- Aim of the exercise
Exactly the lines from the start of the data below through the line that contains "BARGAP = 0.415" are to be copied, with pictures left out.

+ + + + + + +

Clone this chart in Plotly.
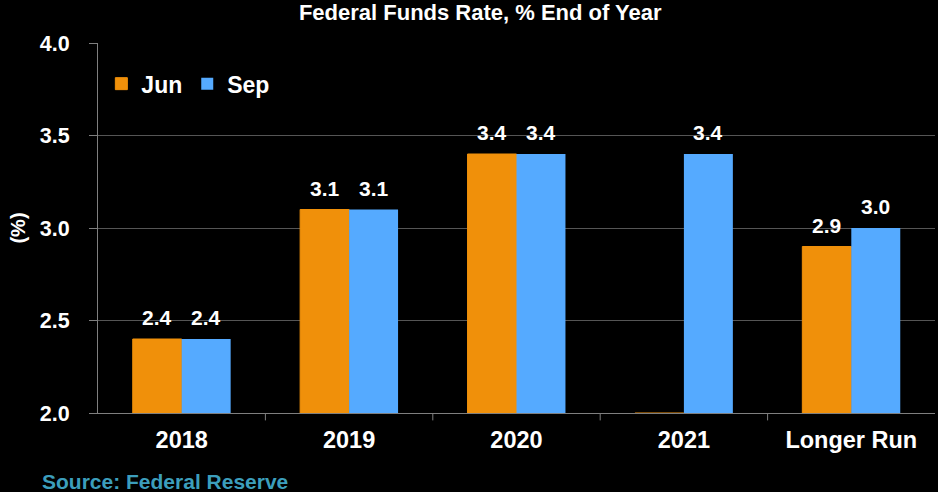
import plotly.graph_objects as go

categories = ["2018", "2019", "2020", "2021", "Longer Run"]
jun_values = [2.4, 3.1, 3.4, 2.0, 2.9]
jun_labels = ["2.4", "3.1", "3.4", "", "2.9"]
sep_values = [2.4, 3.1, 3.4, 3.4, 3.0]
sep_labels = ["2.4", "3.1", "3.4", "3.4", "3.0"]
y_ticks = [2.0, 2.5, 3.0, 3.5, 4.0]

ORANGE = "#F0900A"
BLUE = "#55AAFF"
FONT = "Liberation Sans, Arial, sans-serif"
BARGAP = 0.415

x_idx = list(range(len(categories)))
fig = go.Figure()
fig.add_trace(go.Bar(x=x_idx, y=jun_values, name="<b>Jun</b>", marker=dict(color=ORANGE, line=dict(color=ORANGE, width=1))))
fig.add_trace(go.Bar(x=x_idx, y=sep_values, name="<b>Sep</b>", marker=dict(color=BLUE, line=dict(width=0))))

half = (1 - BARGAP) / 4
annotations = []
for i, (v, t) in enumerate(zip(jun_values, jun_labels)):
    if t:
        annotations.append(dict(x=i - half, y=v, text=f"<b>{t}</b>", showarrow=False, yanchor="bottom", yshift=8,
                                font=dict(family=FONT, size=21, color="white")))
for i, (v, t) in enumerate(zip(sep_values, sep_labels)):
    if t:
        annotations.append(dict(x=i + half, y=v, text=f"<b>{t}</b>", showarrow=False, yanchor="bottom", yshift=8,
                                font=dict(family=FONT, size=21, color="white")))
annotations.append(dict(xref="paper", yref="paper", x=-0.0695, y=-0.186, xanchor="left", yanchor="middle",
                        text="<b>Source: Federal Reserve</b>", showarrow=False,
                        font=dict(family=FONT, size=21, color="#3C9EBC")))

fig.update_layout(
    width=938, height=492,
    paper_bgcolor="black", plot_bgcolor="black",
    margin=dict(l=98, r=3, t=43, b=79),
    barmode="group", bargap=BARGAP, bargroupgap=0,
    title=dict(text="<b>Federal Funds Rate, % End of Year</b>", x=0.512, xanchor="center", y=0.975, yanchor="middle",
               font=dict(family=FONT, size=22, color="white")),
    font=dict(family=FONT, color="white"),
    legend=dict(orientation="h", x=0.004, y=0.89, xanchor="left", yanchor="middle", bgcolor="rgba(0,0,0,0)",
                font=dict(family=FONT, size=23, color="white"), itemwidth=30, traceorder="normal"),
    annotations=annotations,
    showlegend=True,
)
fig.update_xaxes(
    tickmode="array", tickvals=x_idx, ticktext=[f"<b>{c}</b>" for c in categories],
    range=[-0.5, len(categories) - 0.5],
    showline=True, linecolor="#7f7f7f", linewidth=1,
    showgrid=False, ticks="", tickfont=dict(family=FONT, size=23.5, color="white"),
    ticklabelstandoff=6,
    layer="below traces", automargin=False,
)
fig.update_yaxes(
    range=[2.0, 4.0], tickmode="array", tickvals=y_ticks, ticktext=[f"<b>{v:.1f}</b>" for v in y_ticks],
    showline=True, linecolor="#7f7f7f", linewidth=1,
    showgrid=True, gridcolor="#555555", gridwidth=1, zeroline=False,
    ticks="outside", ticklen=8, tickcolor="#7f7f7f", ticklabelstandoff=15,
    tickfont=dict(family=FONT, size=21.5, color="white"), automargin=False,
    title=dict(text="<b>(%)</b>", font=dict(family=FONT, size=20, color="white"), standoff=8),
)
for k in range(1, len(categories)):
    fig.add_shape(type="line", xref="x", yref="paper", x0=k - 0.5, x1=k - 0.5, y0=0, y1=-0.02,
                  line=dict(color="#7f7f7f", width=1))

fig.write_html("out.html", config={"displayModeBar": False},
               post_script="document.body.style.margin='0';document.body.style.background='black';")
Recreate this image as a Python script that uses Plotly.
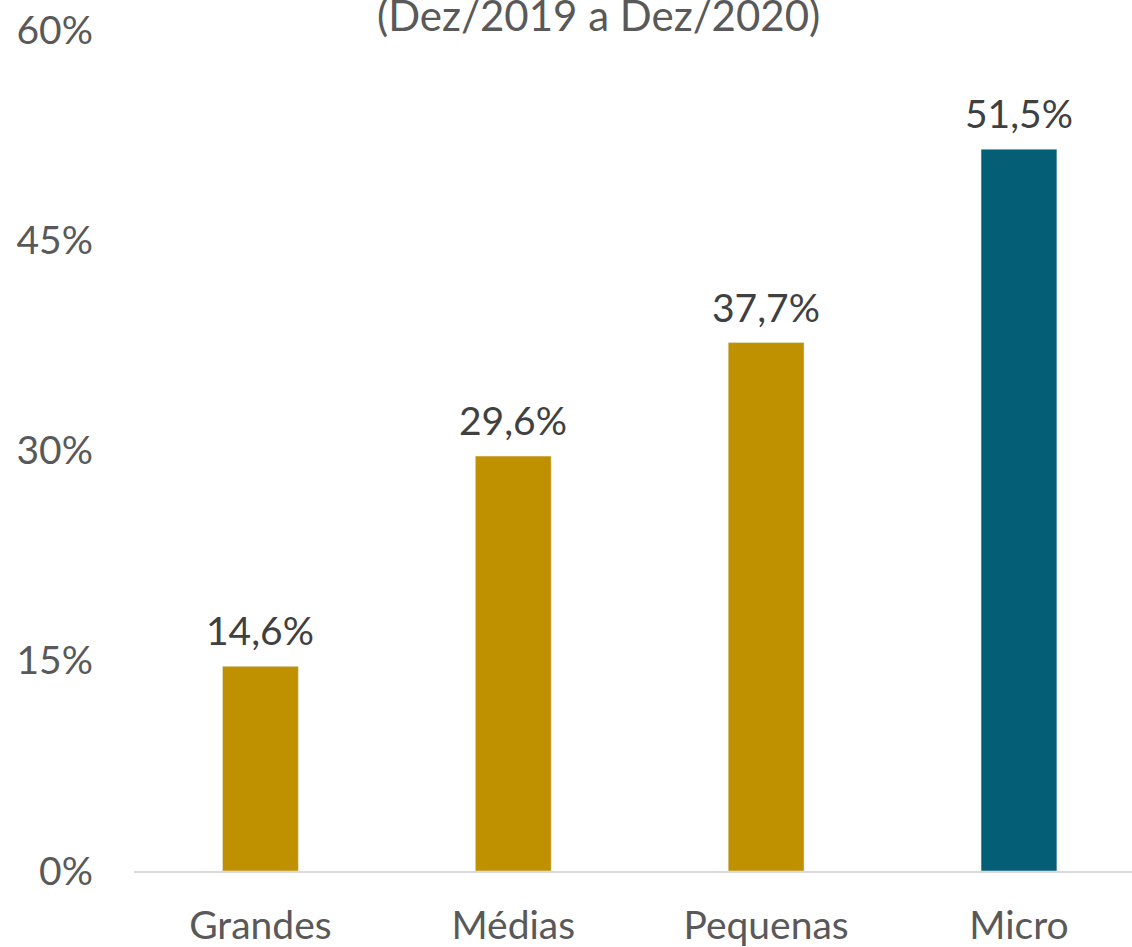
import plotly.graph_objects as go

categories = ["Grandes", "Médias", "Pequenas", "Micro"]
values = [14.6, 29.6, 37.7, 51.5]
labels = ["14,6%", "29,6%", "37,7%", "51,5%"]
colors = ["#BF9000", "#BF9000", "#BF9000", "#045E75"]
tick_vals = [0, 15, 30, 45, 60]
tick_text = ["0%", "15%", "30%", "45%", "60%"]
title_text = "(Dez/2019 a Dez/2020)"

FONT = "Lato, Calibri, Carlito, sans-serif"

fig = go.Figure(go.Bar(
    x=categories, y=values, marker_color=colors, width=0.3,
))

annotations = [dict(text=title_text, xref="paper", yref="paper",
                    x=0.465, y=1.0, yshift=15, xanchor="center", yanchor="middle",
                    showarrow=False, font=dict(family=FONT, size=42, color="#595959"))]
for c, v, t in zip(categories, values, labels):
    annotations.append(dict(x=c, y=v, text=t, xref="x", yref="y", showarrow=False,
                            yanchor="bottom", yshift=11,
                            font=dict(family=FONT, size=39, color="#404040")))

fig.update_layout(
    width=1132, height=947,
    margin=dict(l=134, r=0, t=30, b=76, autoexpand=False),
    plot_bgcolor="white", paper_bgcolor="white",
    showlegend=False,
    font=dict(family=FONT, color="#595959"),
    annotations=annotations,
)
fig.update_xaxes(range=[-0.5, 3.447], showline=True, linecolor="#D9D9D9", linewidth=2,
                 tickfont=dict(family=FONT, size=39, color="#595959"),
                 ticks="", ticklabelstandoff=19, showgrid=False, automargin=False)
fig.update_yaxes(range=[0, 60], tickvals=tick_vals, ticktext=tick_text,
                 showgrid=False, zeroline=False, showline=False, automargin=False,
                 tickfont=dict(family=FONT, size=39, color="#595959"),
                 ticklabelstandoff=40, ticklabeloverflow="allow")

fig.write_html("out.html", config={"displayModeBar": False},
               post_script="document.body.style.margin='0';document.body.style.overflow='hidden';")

+ + + + + + +

- Final answer
Clone this chart in Plotly.
import plotly.graph_objects as go

categories = ["2018", "2019", "2020", "2021", "Longer Run"]
jun_values = [2.4, 3.1, 3.4, 2.0, 2.9]
jun_labels = ["2.4", "3.1", "3.4", "", "2.9"]
sep_values = [2.4, 3.1, 3.4, 3.4, 3.0]
sep_labels = ["2.4", "3.1", "3.4", "3.4", "3.0"]
y_ticks = [2.0, 2.5, 3.0, 3.5, 4.0]

ORANGE = "#F0900A"
BLUE = "#55AAFF"
FONT = "Liberation Sans, Arial, sans-serif"
BARGAP = 0.415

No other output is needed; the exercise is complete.